Six-pointers are so named because by winning them a team is not only picking up three points, but they are denying three points to their opponents. For the Timbers to secure a better playoff berth, denying points to their fellow sides in the West will be absolutely vital. Whats more, because of these six-point matches, the Timbers, despite looking up from the seventh place spot, still hold some measure of control over their own destiny.

But how do the schedules of the rest of the West compare when it comes to six-pointers?

  1. Los Angeles FC: We already covered this. Come on. See above.
  2. Minnesota United: @LAFC, vs. RSL, @POR, vs. LAFC, @SEA
  3. LA Galaxy: @LAFC, @SEA, @COL, @RSL
  4. Real Salt Lake: vs. COL, @POR, vs. SJ, @MIN, vs. LA
  5. Seattle Sounders: @POR, vs. LA, @COL, vs. FCD*, @SJ, vs. MIN
  6. San Jose Earthquakes: @LAFC, @RSL, vs. SEA, @POR

*Dallas might not be above the red line, but they are at least within striking distance of the Timbers currently.

Update: That Earthquakes at LAFC match happened and Carlos Vela did this.
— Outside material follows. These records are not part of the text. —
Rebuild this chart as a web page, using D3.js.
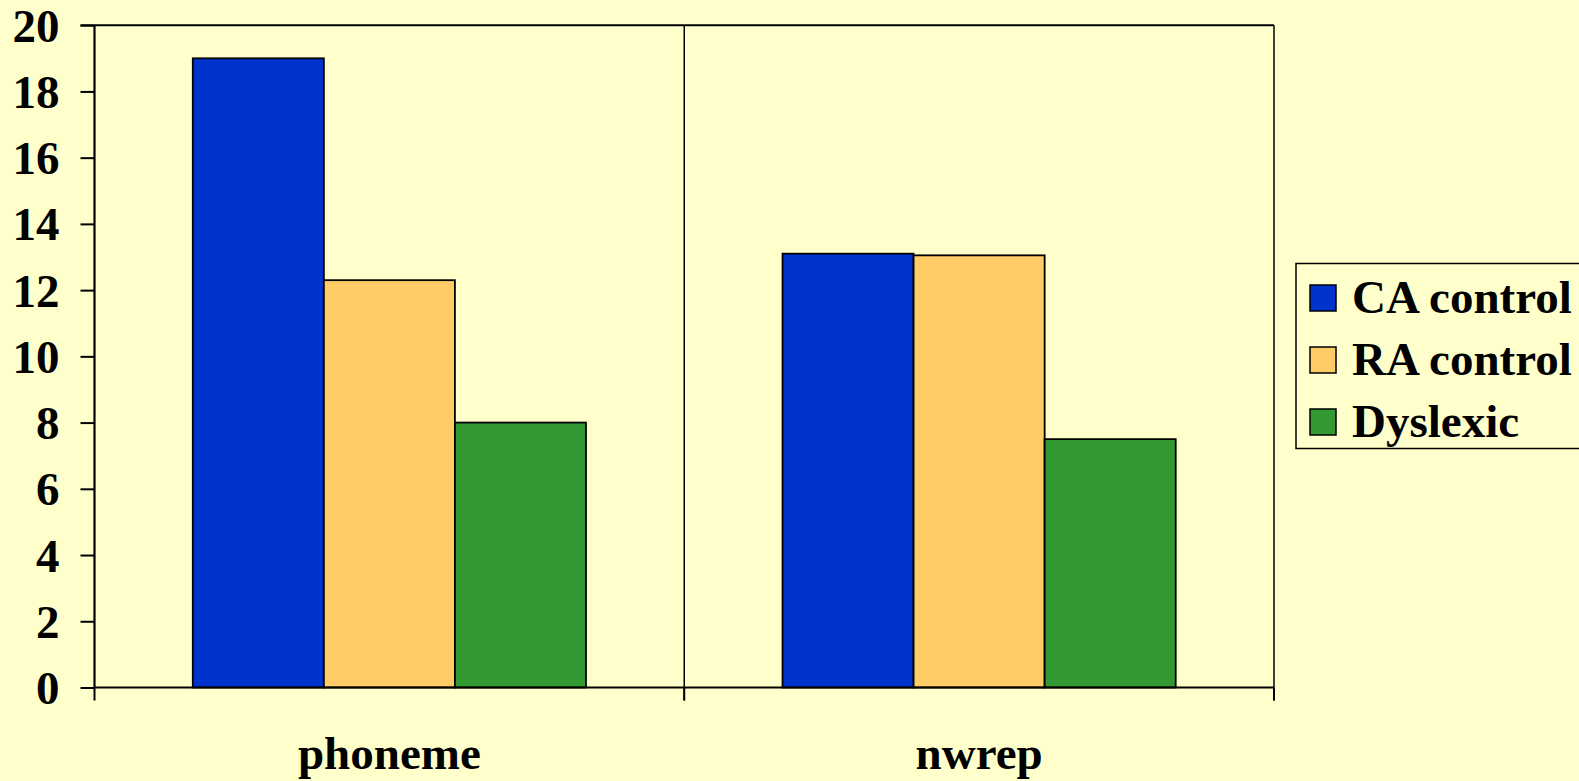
<!DOCTYPE html>
<html>
<head>
<meta charset="utf-8">
<script src="https://cdn.jsdelivr.net/npm/d3@7"></script>
<style>
  html, body { margin: 0; padding: 0; background: #FFFFCC; overflow: hidden; }
  svg { display: block; }
  text { font-family: "Liberation Serif", "Times New Roman", serif; font-weight: bold; fill: #000; }
</style>
</head>
<body>
<svg id="chart" width="1579" height="781"></svg>
<script>
// Chart data
const categories = ["phoneme", "nwrep"];
const seriesNames = ["CA control", "RA control", "Dyslexic"];
const caControl = [19.0, 13.1];
const raControl = [12.3, 13.05];
const dyslexic = [8.0, 7.5];
const yTicks = [0, 2, 4, 6, 8, 10, 12, 14, 16, 18, 20];
const seriesColors = ["#0033CC", "#FFCC66", "#339933"];

const seriesValues = [caControl, raControl, dyslexic];
const rows = categories.map((c, i) => ({
  category: c,
  values: seriesNames.map((s, j) => ({ series: s, value: seriesValues[j][i], color: seriesColors[j] }))
}));

const svg = d3.select("#chart");
const W = 1579, H = 781;
svg.append("rect").attr("width", W).attr("height", H).attr("fill", "#FFFFCC");

const plot = { left: 94.5, right: 1274, top: 25.2, bottom: 687.5 };
const fontSize = 47;

const x0 = d3.scaleBand().domain(categories).range([plot.left, plot.right]).paddingInner(0).paddingOuter(0);
const x1 = d3.scaleBand().domain(seriesNames).range([0, x0.bandwidth()]).paddingInner(0).paddingOuter(0.75);
const y = d3.scaleLinear().domain([0, 20]).range([plot.bottom, plot.top]);

// Top border and category separators
const g = svg.append("g");
g.append("line")
  .attr("x1", plot.left - 14).attr("x2", plot.right)
  .attr("y1", y(20)).attr("y2", y(20))
  .attr("stroke", "#000").attr("stroke-width", 2);
categories.forEach(c => {
  const xr = x0(c) + x0.bandwidth();
  g.append("line")
    .attr("x1", xr).attr("x2", xr)
    .attr("y1", y(20)).attr("y2", plot.bottom + 13)
    .attr("stroke", "#000").attr("stroke-width", 1.5);
});

// Bars
const groups = svg.append("g").selectAll("g")
  .data(rows).join("g")
  .attr("transform", d => `translate(${x0(d.category)},0)`);
groups.selectAll("rect")
  .data(d => d.values).join("rect")
  .attr("x", d => x1(d.series))
  .attr("y", d => y(d.value))
  .attr("width", x1.bandwidth())
  .attr("height", d => y(0) - y(d.value))
  .attr("fill", d => d.color)
  .attr("stroke", "#000")
  .attr("stroke-width", 1.8);

// Y axis
const yAxis = svg.append("g")
  .attr("transform", `translate(${plot.left},0)`)
  .call(d3.axisLeft(y).tickValues(yTicks).tickSize(14).tickPadding(21).tickFormat(d3.format("d")));
yAxis.select(".domain").attr("stroke", "#000").attr("stroke-width", 2.2).attr("d", `M0,${plot.top}V${plot.bottom}`);
yAxis.selectAll(".tick line").attr("stroke", "#000").attr("stroke-width", 2);
yAxis.selectAll(".tick text")
  .attr("font-size", fontSize)
  .attr("font-family", "'Liberation Serif', 'Times New Roman', serif")
  .attr("font-weight", "bold")
  .attr("fill", "#000")
  .attr("dy", "0.34em");

// X axis line with ticks at category boundaries
const xAxis = svg.append("g");
xAxis.append("line")
  .attr("x1", plot.left).attr("x2", plot.right)
  .attr("y1", y(0)).attr("y2", y(0))
  .attr("stroke", "#000").attr("stroke-width", 2.2);
const boundaries = [plot.left].concat(categories.map(c => x0(c) + x0.bandwidth()));
xAxis.selectAll("line.tick").data(boundaries).join("line")
  .attr("class", "tick")
  .attr("x1", d => d).attr("x2", d => d)
  .attr("y1", y(0)).attr("y2", y(0) + 13)
  .attr("stroke", "#000").attr("stroke-width", 2);
xAxis.selectAll("text").data(categories).join("text")
  .attr("x", d => x0(d) + x0.bandwidth() / 2)
  .attr("y", 769)
  .attr("text-anchor", "middle")
  .attr("font-size", fontSize)
  .text(d => d);

// Legend
const legend = svg.append("g");
legend.append("rect")
  .attr("x", 1296).attr("y", 263.5)
  .attr("width", 320).attr("height", 185)
  .attr("fill", "#FFFFCC").attr("stroke", "#000").attr("stroke-width", 1.5);
const items = legend.selectAll("g.item").data(seriesNames).join("g")
  .attr("class", "item")
  .attr("transform", (d, i) => `translate(1310,${285 + i * 62})`);
items.append("rect")
  .attr("width", 26).attr("height", 26)
  .attr("fill", (d, i) => seriesColors[i])
  .attr("stroke", "#000").attr("stroke-width", 1.5);
items.append("text")
  .attr("x", 42).attr("y", 28)
  .attr("font-size", fontSize)
  .text(d => d);
</script>
</body>
</html>
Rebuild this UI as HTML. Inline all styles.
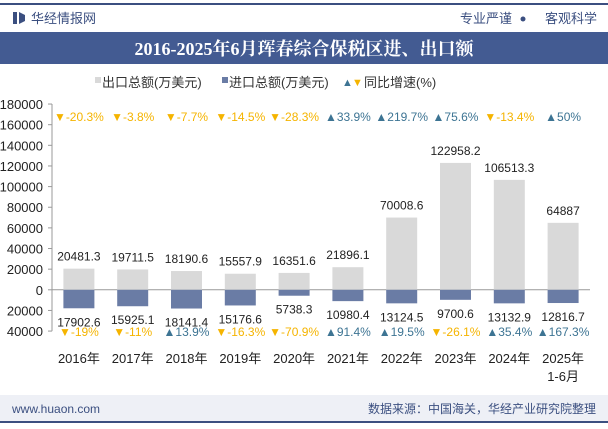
<!DOCTYPE html>
<html><head><meta charset="utf-8">
<style>
body{margin:0;width:608px;height:424px;overflow:hidden;background:#fff;font-family:"Liberation Sans","Noto Sans CJK SC",sans-serif;}
svg text{font-family:"Liberation Sans","Noto Sans CJK SC",sans-serif;}
svg text.serif{font-family:"Liberation Serif","Noto Serif CJK SC",serif;}
</style></head><body>
<svg id="c" width="608" height="424" xmlns="http://www.w3.org/2000/svg">
<rect x="0" y="3" width="608" height="2" fill="#3b4f80"/>
<rect x="13" y="12" width="4" height="12" fill="#3b4f80"/>
<polygon points="19,12 25,15 25,21 19,24" fill="#3b4f80"/>
<text x="31" y="23" font-size="13" fill="#3b4f80">华经情报网</text>
<text x="512" y="23" font-size="13" fill="#3b4f80" text-anchor="end">专业严谨</text>
<circle cx="523" cy="19" r="2.5" fill="#3b4f80"/>
<text x="597" y="23" font-size="13" fill="#3b4f80" text-anchor="end">客观科学</text>
<rect x="0" y="32" width="608" height="32" fill="#435b92"/>
<text class="serif" x="304" y="55" font-size="18" font-weight="bold" fill="#fff" text-anchor="middle">2016-2025年6月珲春综合保税区进、出口额</text>
<g>
<rect x="95" y="77" width="6" height="6" fill="#d9d9d9"/>
<text x="102" y="87" font-size="13" fill="#333">出口总额(万美元)</text>
<rect x="222" y="77" width="6" height="6" fill="#6a7ca5"/>
<text x="229" y="87" font-size="13" fill="#333">进口总额(万美元)</text>
<text x="342" y="86" font-size="11" fill="#3d7493">▲</text>
<text x="352" y="86" font-size="11" fill="#f5b400">▼</text>
<text x="364" y="87" font-size="13" fill="#333">同比增速(%)</text>
</g>
<g id="plot"></g>
<rect x="0" y="395" width="608" height="26" fill="#eef0f6"/>
<text x="12" y="413" font-size="12" fill="#3b4f80">www.huaon.com</text>
<text x="596" y="413" font-size="12" fill="#3b4f80" text-anchor="end">数据来源：中国海关，华经产业研究院整理</text>
<rect x="0" y="421" width="608" height="2" fill="#3b4f80"/>
</svg>
<script>
const categories=["2016年","2017年","2018年","2019年","2020年","2021年","2022年","2023年","2024年","2025年"];
const exportVals=[20481.3,19711.5,18190.6,15557.9,16351.6,21896.1,70008.6,122958.2,106513.3,64887];
const importVals=[17902.6,15925.1,18141.4,15176.6,5738.3,10980.4,13124.5,9700.6,13132.9,12816.7];
const exportGrowth=[-20.3,-3.8,-7.7,-14.5,-28.3,33.9,219.7,75.6,-13.4,50];
const importGrowth=[-19,-11,13.9,-16.3,-70.9,91.4,19.5,-26.1,35.4,167.3];
const yTicks=[180000,160000,140000,120000,100000,80000,60000,40000,20000,0,-20000,-40000];
const NS="http://www.w3.org/2000/svg";
const g=document.getElementById('plot');
const x0=52,x1=590,step=(x1-x0)/categories.length,bw=31;
const y=v=>289.8-v*0.001032;
const xc=i=>x0+step*(i+0.5);
function mk(t,a,txt){const e=document.createElementNS(NS,t);for(const k in a)e.setAttribute(k,a[k]);if(txt!=null)e.textContent=txt;g.appendChild(e);return e;}
let e=mk('line',{x1:x0,x2:x0,y1:y(180000),y2:y(-40000),stroke:'#999'});


e=mk('line',{x1:x0,x2:x1,y1:y(0),y2:y(0),stroke:'#999'});


yTicks.forEach(v=>{
 const t=mk('text',{x:43,y:y(v)+5,'font-size':13,fill:'#222','text-anchor':'end'},String(Math.abs(v)));
 
 
 const l=mk('line',{x1:x0-4,x2:x0,y1:y(v),y2:y(v),stroke:'#999'});
 
 
});
categories.forEach((c,i)=>{
 const cx=xc(i);
 let r=mk('rect',{x:cx-bw/2,y:y(exportVals[i]),width:bw,height:y(0)-y(exportVals[i]),fill:'#d9d9d9'});
 
 
 r=mk('rect',{x:cx-bw/2,y:y(0),width:bw,height:y(-importVals[i])-y(0),fill:'#6a7ca5'});
 
 
 let t=mk('text',{x:cx,y:y(exportVals[i])-8,'font-size':12,fill:'#222','text-anchor':'middle'},String(exportVals[i]));
 
 
 t=mk('text',{x:cx,y:y(-importVals[i])+18,'font-size':12,fill:'#222','text-anchor':'middle'},String(importVals[i]));
 
 
 const eg=exportGrowth[i];
 t=mk('text',{x:cx,y:121,'font-size':12,fill:eg<0?'#f5b400':'#3d7493','text-anchor':'middle'},(eg<0?'▼':'▲')+eg+'%');
 
 
 const ig=importGrowth[i];
 t=mk('text',{x:cx,y:336,'font-size':12,fill:ig<0?'#f5b400':'#3d7493','text-anchor':'middle'},(ig<0?'▼':'▲')+ig+'%');
 
 
 t=mk('text',{x:cx,y:363,'font-size':13,fill:'#222','text-anchor':'middle'},c);
 
 
});
e=mk('text',{x:xc(9),y:381,'font-size':13,fill:'#222','text-anchor':'middle'},'1-6月');


</script>
</body></html>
LAFC won.

The Maestro

As the Timbers go through their fraught annual run to the playoffs, few players will be as central to the success or failure of the side as Diego Valeri.

For the last two years, pundits have speculated as to when Valeri would lose a step and when he would no longer be able to produce the magical sort of displays that made him the league MVP in 2017. Well, he isn’t exactly the same Valeri of years gone by, but there is still plenty of magic left in the boots of the Timbers’ Maestro.
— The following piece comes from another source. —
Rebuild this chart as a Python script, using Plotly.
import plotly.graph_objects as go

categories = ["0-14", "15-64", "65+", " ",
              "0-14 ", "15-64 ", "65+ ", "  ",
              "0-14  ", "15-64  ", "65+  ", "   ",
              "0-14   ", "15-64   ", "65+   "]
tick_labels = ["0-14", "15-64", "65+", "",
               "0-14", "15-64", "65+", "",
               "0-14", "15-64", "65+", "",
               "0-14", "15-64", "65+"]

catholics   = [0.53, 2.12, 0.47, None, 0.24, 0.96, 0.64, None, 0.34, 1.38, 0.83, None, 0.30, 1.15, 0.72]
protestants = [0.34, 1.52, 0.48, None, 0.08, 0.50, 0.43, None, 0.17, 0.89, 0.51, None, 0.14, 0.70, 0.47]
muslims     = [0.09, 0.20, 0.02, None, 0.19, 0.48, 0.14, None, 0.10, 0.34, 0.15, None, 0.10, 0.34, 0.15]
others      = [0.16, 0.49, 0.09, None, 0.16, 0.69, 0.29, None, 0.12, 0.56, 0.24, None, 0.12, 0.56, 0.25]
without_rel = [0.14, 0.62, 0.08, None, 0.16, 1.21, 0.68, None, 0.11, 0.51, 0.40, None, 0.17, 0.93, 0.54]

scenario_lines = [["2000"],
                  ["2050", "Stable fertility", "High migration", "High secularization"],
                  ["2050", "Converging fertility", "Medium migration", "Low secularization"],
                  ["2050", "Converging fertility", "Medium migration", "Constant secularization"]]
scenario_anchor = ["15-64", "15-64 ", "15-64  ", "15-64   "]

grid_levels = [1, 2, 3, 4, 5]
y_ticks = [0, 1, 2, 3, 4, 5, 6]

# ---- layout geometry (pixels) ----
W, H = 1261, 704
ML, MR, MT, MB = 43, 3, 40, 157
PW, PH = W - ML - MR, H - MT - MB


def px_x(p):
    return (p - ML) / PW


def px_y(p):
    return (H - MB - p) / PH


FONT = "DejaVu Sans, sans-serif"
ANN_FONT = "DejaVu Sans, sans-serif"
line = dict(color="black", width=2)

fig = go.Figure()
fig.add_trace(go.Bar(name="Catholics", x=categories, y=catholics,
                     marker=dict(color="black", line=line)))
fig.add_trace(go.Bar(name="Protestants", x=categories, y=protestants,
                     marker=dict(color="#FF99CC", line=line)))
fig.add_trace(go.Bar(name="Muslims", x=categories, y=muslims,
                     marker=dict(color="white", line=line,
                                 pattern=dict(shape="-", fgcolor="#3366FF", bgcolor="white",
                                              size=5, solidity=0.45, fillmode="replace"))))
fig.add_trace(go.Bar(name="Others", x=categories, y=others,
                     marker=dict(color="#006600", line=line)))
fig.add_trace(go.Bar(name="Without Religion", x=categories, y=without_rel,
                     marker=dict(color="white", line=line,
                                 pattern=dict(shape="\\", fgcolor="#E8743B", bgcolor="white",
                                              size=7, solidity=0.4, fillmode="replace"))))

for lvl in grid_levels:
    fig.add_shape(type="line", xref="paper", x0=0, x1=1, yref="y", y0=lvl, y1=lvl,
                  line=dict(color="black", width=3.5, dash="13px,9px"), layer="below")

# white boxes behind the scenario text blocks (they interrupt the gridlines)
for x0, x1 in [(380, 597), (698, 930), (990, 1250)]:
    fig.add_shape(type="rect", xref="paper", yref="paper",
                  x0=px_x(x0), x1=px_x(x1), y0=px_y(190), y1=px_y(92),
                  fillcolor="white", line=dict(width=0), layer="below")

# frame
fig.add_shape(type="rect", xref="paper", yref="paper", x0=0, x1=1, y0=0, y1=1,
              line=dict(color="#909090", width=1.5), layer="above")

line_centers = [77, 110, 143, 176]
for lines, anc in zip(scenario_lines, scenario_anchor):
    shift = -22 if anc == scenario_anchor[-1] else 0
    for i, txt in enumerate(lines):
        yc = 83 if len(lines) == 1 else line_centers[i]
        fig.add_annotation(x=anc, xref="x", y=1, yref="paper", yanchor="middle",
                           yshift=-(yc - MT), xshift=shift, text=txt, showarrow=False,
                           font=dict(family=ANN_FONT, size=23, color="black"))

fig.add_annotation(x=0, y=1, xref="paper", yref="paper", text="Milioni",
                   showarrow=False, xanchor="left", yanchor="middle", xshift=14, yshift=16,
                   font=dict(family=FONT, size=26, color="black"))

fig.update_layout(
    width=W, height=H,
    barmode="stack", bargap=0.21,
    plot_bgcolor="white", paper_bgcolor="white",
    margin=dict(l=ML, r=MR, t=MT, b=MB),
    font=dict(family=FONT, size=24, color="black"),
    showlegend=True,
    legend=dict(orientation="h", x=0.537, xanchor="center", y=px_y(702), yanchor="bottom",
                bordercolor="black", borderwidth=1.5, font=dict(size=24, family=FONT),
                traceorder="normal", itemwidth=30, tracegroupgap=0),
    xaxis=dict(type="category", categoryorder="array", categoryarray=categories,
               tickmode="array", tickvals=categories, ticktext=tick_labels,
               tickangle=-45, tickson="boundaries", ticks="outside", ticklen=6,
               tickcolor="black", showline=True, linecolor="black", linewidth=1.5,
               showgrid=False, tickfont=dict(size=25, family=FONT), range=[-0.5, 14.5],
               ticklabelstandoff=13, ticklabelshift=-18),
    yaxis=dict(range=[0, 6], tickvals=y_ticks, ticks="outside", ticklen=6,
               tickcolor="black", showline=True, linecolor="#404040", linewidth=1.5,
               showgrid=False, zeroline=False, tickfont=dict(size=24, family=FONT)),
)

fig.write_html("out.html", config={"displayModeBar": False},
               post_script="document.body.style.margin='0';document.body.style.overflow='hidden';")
The Timbers are still Valeri’s team just as they have been built around his skill set since his arrival in 2013. Thankfully, his best moments are still to be found in transition where a sudden cut or stop to get separation from a defender can open just the sort of window that a player like Brian Fernandez needs to get into scoring position.

Valeri has paid back the Timbers’ continued willingness to build around him with the best haul of assists ever by a Timbers player; fifteen assists in twenty-four games played in 2019, besting his own record from 2017 (11), his own record from 2018 (12), his own record from 2013 (13), and his own record from 2014 (14). In fact, Valeri is just three assists this year short of potentially joining the top ten list of most assists in an MLS season league-wide. And six more assists will be enough to make him the 10th leading provider of assists in MLS history.
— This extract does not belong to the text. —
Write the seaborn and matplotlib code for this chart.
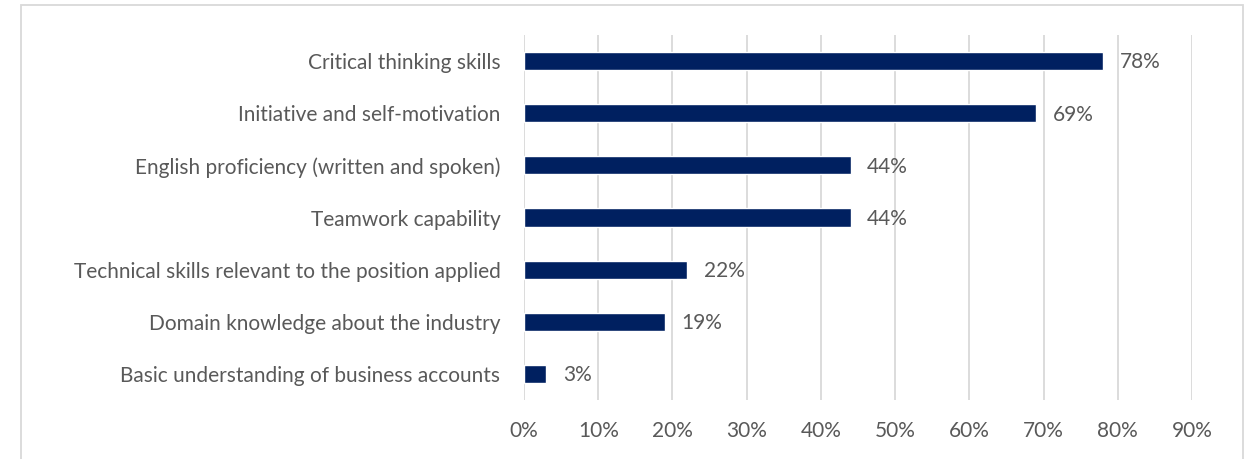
import matplotlib
matplotlib.use("Agg")
import matplotlib.pyplot as plt
import seaborn as sns
import pandas as pd
from matplotlib.patches import Rectangle
from matplotlib.ticker import PercentFormatter

skills = [
    "Critical thinking skills",
    "Initiative and self-motivation",
    "English proficiency (written and spoken)",
    "Teamwork capability",
    "Technical skills relevant to the position applied",
    "Domain knowledge about the industry",
    "Basic understanding of business accounts",
]
shares = [78, 69, 44, 44, 22, 19, 3]

df = pd.DataFrame({"skill": skills, "share": shares})

sns.set_theme(style="white")
plt.rcParams["font.family"] = ["Lato", "DejaVu Sans"]

text_color = "#595959"
bar_color = "#002060"
grid_color = "#d9d9d9"
fs = 15

fig = plt.figure(figsize=(12.46, 4.59), dpi=100)
ax = fig.add_axes([524 / 1246, 1 - 400 / 459, (1192 - 524) / 1246, (400 - 35) / 459])

sns.barplot(data=df, x="share", y="skill", color=bar_color, width=0.35,
            saturation=1, ax=ax, orient="h")

ax.set_xlim(0, 90)
ax.set_ylim(6.5, -0.5)
ax.set_xticks(range(0, 91, 10))
ax.xaxis.set_major_formatter(PercentFormatter(decimals=0))
ax.set_xlabel("")
ax.set_ylabel("")
ax.grid(axis="x", color=grid_color, linewidth=1.3)
ax.set_axisbelow(True)
for s in ax.spines.values():
    s.set_visible(False)
ax.tick_params(axis="y", length=0, pad=17, labelsize=fs, labelcolor=text_color)
ax.tick_params(axis="x", length=0, pad=15, labelsize=fs, labelcolor=text_color)

for i, v in enumerate(shares):
    ax.annotate(f"{v}%", xy=(v, i), xytext=(12, -1), textcoords="offset points",
                ha="left", va="center", fontsize=fs, color=text_color)

# outer frame around the chart area
fig.patches.append(Rectangle((21 / 1246, -0.05), (1243 - 21) / 1246, 1.05 - 5 / 459,
                             transform=fig.transFigure, fill=False,
                             edgecolor=grid_color, linewidth=1.3))

fig.savefig("out.png", dpi=100)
Getting even more specific about his assists, Valeri’s six game-winning assists are also the most in Timbers history. Before this year, no Timbers player had managed more than four; a record shared by Valeri in 2018, Sebastian Blanco in 2017 and 2018, and Rodney Wallace in 2015. Six game-winning assists is also enough to lead MLS this season, putting Valeri one ahead of Maximiliano Morales, Carlos Vela, Cristian Espinoza, and — of course — Blanco in the league standings.

So, Valeri is more central than ever to the Timbers chance creation and, a few rough touches not withstanding, with five of his fifteen assists coming in just the last seven games there is plenty of reason to hope that the Maestro is just getting rolling for 2019.

In the end, home games are good, road games are hard, and the Timbers are a talented team lead by one of the best attacking midfielders MLS has ever seen. Hopefully this added some context to the Timbers’ struggle for position in the West and, just maybe, made you nod your head and mutter “huh” somewhere along the way.